A key question in integral research is: How can these perspective-methodologies intertwine into a coherent whole? If the methods themselves are the science, this integrative coherence is the art of integral research. How each student did this integration depended on their own AQAL constellations. That is, the degree and quality of integration available to the student, co-arose with how much of reality he or she had unfolded in his or her own consciousness. In the final presentations, some students primarily assessed their topic using quadrants, bringing together reflections on their topic from the UL domain of experience, the UR domain of behaviours, the LR domain of systems, and the LL domain of culture. Other students integrated these quadrants with an analysis of levels of consciousness evidenced in the society’s social discourse. Still others brought the presentation more personally to consider their own level or stage of development—assessing their stage of development and their own interior dynamics as best they could and reflecting on what this meant to their research and action in the world. Each final integral action plan seemed to bring students to an exciting threshold—a threshold perhaps for the beginning of more engaged graduate level study and/or for engaged social action.

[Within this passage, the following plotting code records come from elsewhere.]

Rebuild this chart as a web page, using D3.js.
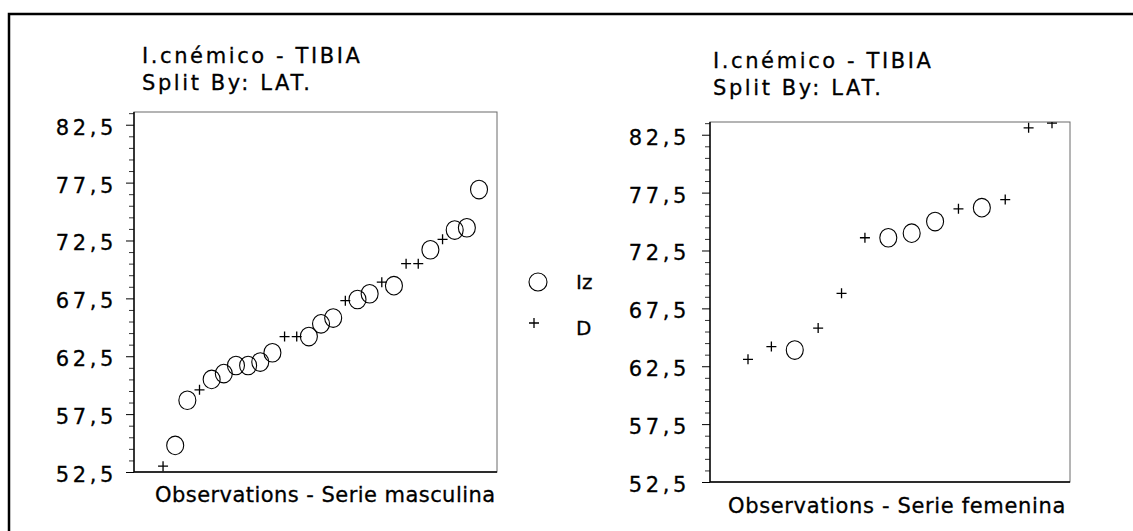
<!DOCTYPE html>
<html>
<head>
<meta charset="utf-8">
<script src="https://cdn.jsdelivr.net/npm/d3@7"></script>
<style>
body{margin:0;background:#fff;}
svg{display:block;}
text{font-family:"DejaVu Sans",Verdana,sans-serif;fill:#000;stroke:#000;stroke-width:0.3px;}
</style>
</head>
<body>
<div id="chart"></div>
<script>
//Data
const titleLines = ["I.cnémico - TIBIA", "Split By: LAT."];
const sideNames = ["Iz", "D"];
const yTicks = [52.5, 57.5, 62.5, 67.5, 72.5, 77.5, 82.5];

const mascLabel = "Observations - Serie masculina";
const mascObs = [1,2,3,4,5,6,7,8,9,10,11,12,13,14,15,16,17,18,19,20,21,22,23,24,25,26,27];
const mascValues = [53.0,54.8,58.7,59.6,60.5,61.0,61.7,61.7,62.0,62.8,64.2,64.2,64.2,65.3,65.8,67.3,67.4,67.9,68.9,68.6,70.5,70.5,71.7,72.6,73.4,73.6,76.9];
const mascSide = ["D","Iz","Iz","D","Iz","Iz","Iz","Iz","Iz","Iz","D","D","Iz","Iz","Iz","D","Iz","Iz","D","Iz","D","D","Iz","D","Iz","Iz","Iz"];

const femLabel = "Observations - Serie femenina";
const femObs = [1,2,3,4,5,6,7,8,9,10,11,12,13,14];
const femValues = [63.1,64.2,63.9,65.8,68.8,73.6,73.6,74.0,75.0,76.1,76.2,76.9,83.1,83.5];
const femSide = ["D","D","Iz","D","D","D","Iz","Iz","Iz","D","Iz","D","D","D"];

const width = 1133;
const height = 531;

//Creation du svg
const svg = d3.create("svg")
    .attr("width", width)
    .attr("height", height)
    .attr("viewBox", [0, 0, width, height]);

//Outer frame (runs off the right and bottom edge)
svg.append("rect")
    .attr("x", 9).attr("y", 14)
    .attr("width", 1300).attr("height", 700)
    .attr("fill", "none")
    .attr("stroke", "#000")
    .attr("stroke-width", 2.5);

const fmt = d => d.toFixed(1).replace(".", ",");
const plusPath = "M-5,0H5M0,-5V5";

function panel(p) {
  const x = d3.scaleLinear().domain(p.xDomain).range([p.left, p.right]);
  const y = d3.scaleLinear().domain([52.5, 83.6]).range([p.bottom, p.top]);

  //Title
  svg.append("g").selectAll("text")
    .data(titleLines)
    .join("text")
      .attr("x", p.titleX)
      .attr("y", (d, i) => p.titleY + i * 26.5)
      .style("font-size", "21px")
      .style("letter-spacing", "2.6px")
      .text(d => d);

  //Plot box
  svg.append("rect")
      .attr("x", p.left).attr("y", p.top)
      .attr("width", p.right - p.left).attr("height", p.bottom - p.top)
      .attr("fill", "none")
      .attr("stroke", "#6a6a6a")
      .attr("stroke-width", 1);

  //Minor ticks
  const minor = d3.range(53.5, 83.6, 1).filter(v => !yTicks.includes(v));
  svg.append("g")
      .attr("transform", `translate(${p.left},0)`)
      .call(d3.axisLeft(y).tickValues(minor).tickSize(5).tickFormat(""))
      .call(g => g.select(".domain").remove())
      .call(g => g.selectAll("line").attr("stroke", "#333"));

  //Major ticks and labels
  svg.append("g")
      .attr("transform", `translate(${p.left},0)`)
      .call(d3.axisLeft(y).tickValues(yTicks).tickSize(8).tickPadding(p.pad).tickFormat(fmt))
      .call(g => g.select(".domain").remove())
      .call(g => g.selectAll("line").attr("stroke", "#000"))
      .call(g => g.selectAll("text")
          .attr("dy", "0.45em")
          .style("font-size", "21px")
          .style("letter-spacing", "3.6px")
          .style("font-family", "'DejaVu Sans',Verdana,sans-serif"));

  //Axis lines
  svg.append("line")
      .attr("x1", p.left).attr("x2", p.left)
      .attr("y1", p.top).attr("y2", p.bottom)
      .attr("stroke", "#000").attr("stroke-width", 1.4);
  svg.append("line")
      .attr("x1", p.left).attr("x2", p.right)
      .attr("y1", p.bottom).attr("y2", p.bottom)
      .attr("stroke", "#000").attr("stroke-width", 1.4);

  //Clip for marks
  svg.append("clipPath").attr("id", p.id)
    .append("rect")
      .attr("x", p.left).attr("y", p.top)
      .attr("width", p.right - p.left).attr("height", p.bottom - p.top);

  const pts = p.obs.map((o, i) => ({obs: o, value: p.values[i], side: p.side[i]}));
  const marks = svg.append("g").attr("clip-path", `url(#${p.id})`);

  marks.selectAll("ellipse")
    .data(pts.filter(d => d.side == "Iz"))
    .join("ellipse")
      .attr("cx", d => x(d.obs))
      .attr("cy", d => y(d.value))
      .attr("rx", 8.5).attr("ry", 9.3)
      .attr("fill", "none")
      .attr("stroke", "#000")
      .attr("stroke-width", 1.1);

  marks.selectAll("path")
    .data(pts.filter(d => d.side == "D"))
    .join("path")
      .attr("transform", d => `translate(${x(d.obs)},${y(d.value)})`)
      .attr("d", plusPath)
      .attr("fill", "none")
      .attr("stroke", "#000")
      .attr("stroke-width", 1.3);

  //Axis title
  svg.append("text")
      .attr("x", p.labelX)
      .attr("y", p.labelY)
      .style("font-size", "21px")
      .style("letter-spacing", p.labelSpacing)
      .text(p.label);
}

panel({id: "clipMasc", left: 134, right: 497, top: 112, bottom: 472, pad: 9,
  xDomain: [-1.39, 28.48], obs: mascObs, values: mascValues, side: mascSide,
  titleX: 142, titleY: 63, label: mascLabel, labelX: 155, labelY: 502, labelSpacing: "0.45px"});

panel({id: "clipFem", left: 710, right: 1070, top: 122, bottom: 482, pad: 12,
  xDomain: [-0.625, 14.77], obs: femObs, values: femValues, side: femSide,
  titleX: 713, titleY: 68, label: femLabel, labelX: 728, labelY: 513, labelSpacing: "0.65px"});

//Legend
const legend = svg.append("g").selectAll("g")
  .data(sideNames)
  .join("g")
    .attr("transform", (d, i) => `translate(0,${i * 46})`);

legend.filter(d => d == "Iz").append("circle")
    .attr("cx", 538).attr("cy", 282).attr("r", 9)
    .attr("fill", "none").attr("stroke", "#000").attr("stroke-width", 1.1);

legend.filter(d => d == "D").append("path")
    .attr("transform", "translate(534,277)")
    .attr("d", plusPath)
    .attr("fill", "none").attr("stroke", "#000").attr("stroke-width", 1.3);

legend.append("text")
    .attr("x", 576)
    .attr("y", 289)
    .style("font-size", "20px")
    .text(d => d);

document.getElementById("chart").appendChild(svg.node());
</script>
</body>
</html>
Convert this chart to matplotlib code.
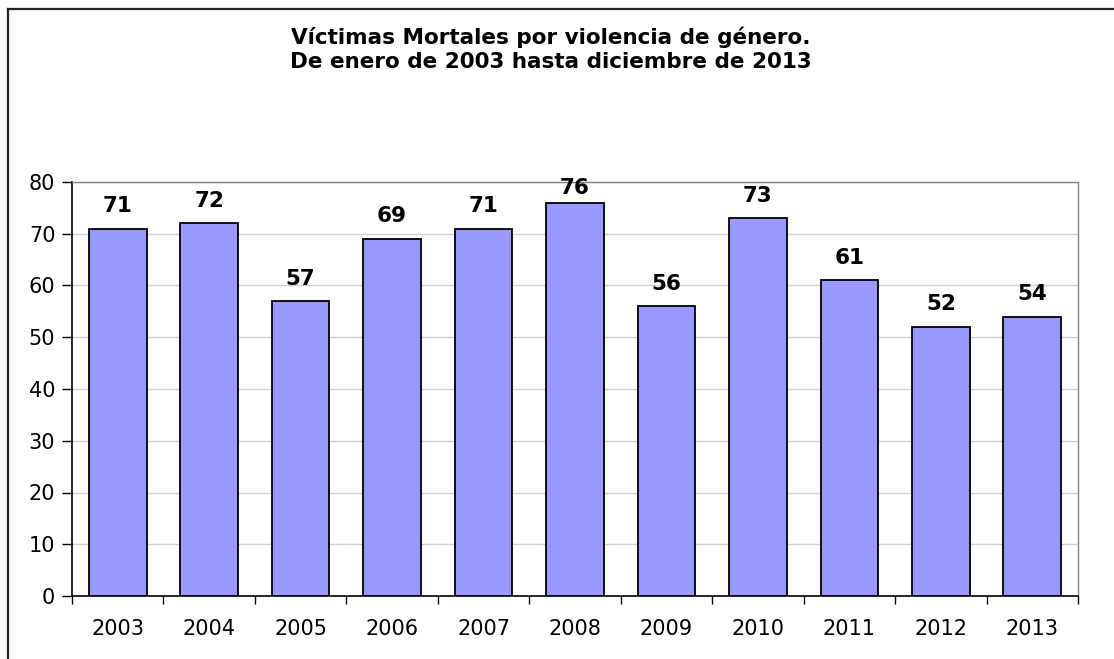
import matplotlib
matplotlib.use("Agg")
import matplotlib.pyplot as plt
from matplotlib.lines import Line2D
import numpy as np

years = ["2003", "2004", "2005", "2006", "2007", "2008", "2009", "2010", "2011", "2012", "2013"]
victims = [71, 72, 57, 69, 71, 76, 56, 73, 61, 52, 54]
title_text = "Víctimas Mortales por violencia de género.\nDe enero de 2003 hasta diciembre de 2013"

plt.rcParams['font.family'] = ['DejaVu Sans']

W, H = 1114, 659
fig = plt.figure(figsize=(W / 100, H / 100), dpi=100)
fig.patch.set_facecolor("white")
ax = fig.add_axes([72/W, 1 - 596/H, (1078 - 72)/W, (596 - 182)/H])

x = np.arange(len(years))
bars = ax.bar(x, victims, width=0.63, color="#9999FF", edgecolor="black", linewidth=1.3, zorder=3)

ax.set_xlim(-0.5, len(years) - 0.5)
ax.set_ylim(0, 80)

# value labels: baseline ~16px above bar top, but kept below the chart title area
label_px = 15.5 * 100 / 72 * 0.73
max_top_px = H - 178
for xi, v in zip(x, victims):
    top_px = ax.transData.transform((xi, v))[1]
    gap = min(16.5, max_top_px - label_px - top_px)
    ax.annotate(str(v), (xi, v), xytext=(0, gap * 0.72), textcoords="offset points",
                ha="center", va="baseline", fontsize=15.5, fontweight="bold", color="black",
                annotation_clip=False)

ax.set_yticks(np.arange(0, 81, 10))
ax.yaxis.grid(True, color="#d0d0d0", linewidth=1, zorder=0)
ax.set_axisbelow(True)

ax.set_xticks(np.arange(-0.5, len(years), 1.0))
ax.set_xticklabels([])
ax.set_xticks(x, minor=True)
ax.set_xticklabels(years, minor=True)
ax.tick_params(axis="x", which="major", direction="out", length=6, width=1, color="black")
ax.tick_params(axis="x", which="minor", length=0, pad=16.5, labelsize=15)
ax.tick_params(axis="y", direction="out", length=7, width=1, color="black", labelsize=15, pad=5)

for s in ["top", "right"]:
    ax.spines[s].set_color("#808080")
    ax.spines[s].set_linewidth(1)
for s in ["left", "bottom"]:
    ax.spines[s].set_color("black")
    ax.spines[s].set_linewidth(1.2)

fig.text(551/W, 1 - 49.5/H, title_text, ha="center", va="center",
         fontsize=15.5, fontweight="bold", linespacing=1.25)

# outer chart frame (left and top edges visible)
fig.add_artist(Line2D([8/W, 8/W], [0, 1 - 9/H], transform=fig.transFigure, color="#222222", linewidth=1.6))
fig.add_artist(Line2D([8/W, 1], [1 - 9/H, 1 - 9/H], transform=fig.transFigure, color="#222222", linewidth=1.6))

fig.savefig("out.png", dpi=100, facecolor="white")
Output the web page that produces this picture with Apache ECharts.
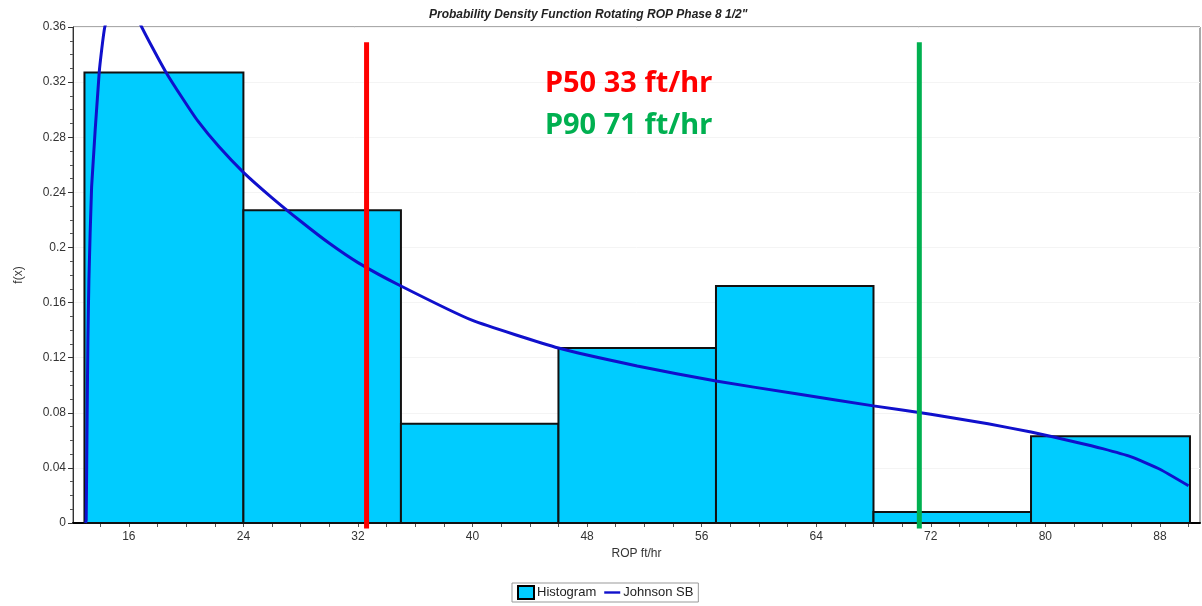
<!DOCTYPE html>
<html>
<head>
<meta charset="utf-8">
<title>PDF Rotating ROP</title>
<script src="https://cdn.jsdelivr.net/npm/echarts@6/dist/echarts.min.js"></script>
<style>
html, body { margin: 0; padding: 0; background: #fff; }
#chart { width: 1202px; height: 606px; }
</style>
</head>
<body>
<div id="chart"></div>
<script>
// histogram bins (ROP ft/hr) and density
var binStart = [12.9, 24.0, 35.0, 46.0, 57.0, 68.0, 79.0];
var binEnd   = [24.0, 35.0, 46.0, 57.0, 68.0, 79.0, 90.1];
var binDensity = [0.327, 0.227, 0.072, 0.127, 0.172, 0.008, 0.063];

// Johnson SB fit
var curveX = [12.98, 13.02, 13.09, 13.14, 13.21, 13.40, 13.93, 14.32, 14.9, 15.6, 16.4, 16.8, 17.7, 18.6, 19.7, 20.8, 22.3, 24, 26, 28, 30, 32, 35, 40, 46, 51.5, 57, 62.5, 68, 72, 76, 79, 82, 84, 86, 88, 90.0];
var curveY = [0, 0.002, 0.081, 0.132, 0.176, 0.244, 0.327, 0.36, 0.375, 0.378, 0.372, 0.362, 0.344, 0.327, 0.309, 0.292, 0.273, 0.2545, 0.236, 0.219, 0.203, 0.189, 0.172, 0.147, 0.127, 0.114, 0.103, 0.094, 0.085, 0.079, 0.072, 0.066, 0.059, 0.054, 0.048, 0.039, 0.027];

// percentile markers
var p50 = 32.6, p90 = 71.2;
var markerLow = -0.004, markerHigh = 0.349;

var xTicks = [14, 16, 18, 20, 22, 24, 26, 28, 30, 32, 34, 36, 38, 40, 42, 44, 46, 48, 50, 52, 54, 56, 58, 60, 62, 64, 66, 68, 70, 72, 74, 76, 78, 80, 82, 84, 86, 88, 90];
var xLabels = [16, 24, 32, 40, 48, 56, 64, 72, 80, 88];

var histData = binStart.map(function (s, i) { return [s, binEnd[i], binDensity[i]]; });
var curveData = curveX.map(function (x, i) { return [x, curveY[i]]; });

var myChart = echarts.init(document.getElementById('chart'));
var option = {
    animation: false,
    textStyle: { fontFamily: 'Liberation Sans, Arial, sans-serif' },
    title: {
        text: 'Probability Density Function Rotating ROP Phase 8 1/2"',
        left: 424,
        top: 4,
        textStyle: { fontSize: 12, fontStyle: 'italic', fontWeight: 'bold', color: '#222' }
    },
    legend: {
        data: [
            { name: 'Histogram', icon: 'rect' },
            { name: 'Johnson SB', icon: 'path://M0,0h20v3h-20z' }
        ],
        left: 512,
        top: 583,
        padding: [2, 5],
        itemGap: 8,
        itemWidth: 16,
        itemHeight: 13,
        borderColor: '#999',
        borderWidth: 1,
        textStyle: { fontSize: 13, color: '#222', padding: [0, 0, 0, -2] }
    },
    grid: {
        left: 73, right: 2, top: 27, bottom: 83,
        show: true, borderColor: '#555', borderWidth: 1
    },
    xAxis: {
        type: 'value',
        min: 12.1, max: 90.8,
        name: 'ROP ft/hr',
        nameLocation: 'middle',
        nameGap: 24,
        nameTextStyle: { fontSize: 12, color: '#333' },
        axisLine: { lineStyle: { color: '#000', width: 2 } },
        axisTick: { customValues: xTicks, length: 4, lineStyle: { color: '#555' } },
        axisLabel: { customValues: xLabels, fontSize: 12, color: '#333', margin: 8 },
        splitLine: { show: false }
    },
    yAxis: {
        type: 'value',
        min: 0, max: 0.36, interval: 0.04,
        name: 'f(x)',
        nameLocation: 'middle',
        nameGap: 48,
        nameTextStyle: { fontSize: 12, color: '#333' },
        axisLine: { show: true, lineStyle: { color: '#333' } },
        axisTick: { length: 5, lineStyle: { color: '#333' } },
        minorTick: { show: true, splitNumber: 4, length: 3, lineStyle: { color: '#555' } },
        axisLabel: { fontSize: 12, color: '#333', margin: 7 },
        splitLine: { lineStyle: { color: '#f4f4f4' } }
    },
    series: [
        {
            name: 'Histogram',
            type: 'custom',
            itemStyle: { color: '#00ccff', borderColor: '#000', borderWidth: 1 },
            encode: { x: [0, 1], y: 2 },
            data: histData,
            renderItem: function (params, api) {
                var a = api.coord([api.value(0), 0]);
                var b = api.coord([api.value(1), api.value(2)]);
                return {
                    type: 'rect',
                    shape: { x: a[0], y: b[1], width: b[0] - a[0], height: a[1] - b[1] },
                    style: { fill: '#00ccff', stroke: '#111', lineWidth: 2 }
                };
            },
            z: 2
        },
        {
            name: 'Johnson SB',
            type: 'line',
            data: curveData,
            symbol: 'none',
            smooth: 0.15,
            clip: true,
            lineStyle: { color: '#1010cc', width: 3 },
            itemStyle: { color: '#1010cc' },
            z: 3
        },
        {
            name: 'P50',
            type: 'line',
            data: [[p50, markerLow], [p50, markerHigh]],
            symbol: 'none',
            clip: false,
            lineStyle: { color: '#ff0000', width: 5 },
            z: 4
        },
        {
            name: 'P90',
            type: 'line',
            data: [[p90, markerLow], [p90, markerHigh]],
            symbol: 'none',
            clip: false,
            lineStyle: { color: '#00b050', width: 5 },
            z: 4
        }
    ],
    graphic: [
        {
            type: 'text', left: 545, top: 69, z: 10,
            style: { text: 'P50 33 ft/hr', fill: '#ff0000', font: 'bold 29px "Noto Sans", sans-serif' }
        },
        {
            type: 'text', left: 545, top: 111, z: 10,
            style: { text: 'P90 71 ft/hr', fill: '#00b050', font: 'bold 29px "Noto Sans", sans-serif' }
        }
    ]
};
myChart.setOption(option);
window.addEventListener('resize', function () {
    myChart.resize();
});
</script>
</body>
</html>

Leaving Peru, I recalled the words of the Rumi poem, “There's courage involved if you want to become truth. There is a broken-open place in a lover...” That is the intention held by the course: that each student to step forward with a courage unlike that of their everyday self. Courage to show up, look directly at suffering, to love, and to allow one’s self to break open. Which is not easy to do. It can be tough to leave one’s home and comforts to spend time in impoverished communities and really get a sense of how life is lived elsewhere. Theoretical discourse is tidy whereas real life is a complete mess. And more, that mess will tear your heart out again and again. On these field courses, we are essentially asking students to show up and directly experience that mess, allowing their heart to break open. Clearly a tall order! I commend every participant who came to Peru, for having stepped forward with this courage spoken of by Rumi. It is thrilling to behold when the insight of integral theory meets action. Philosophy on alleviating suffering was never meant to stay on paper; it was always intended to move into compassionate engagement. Witnessing that occur in Peru was surely the greatest gift of the course.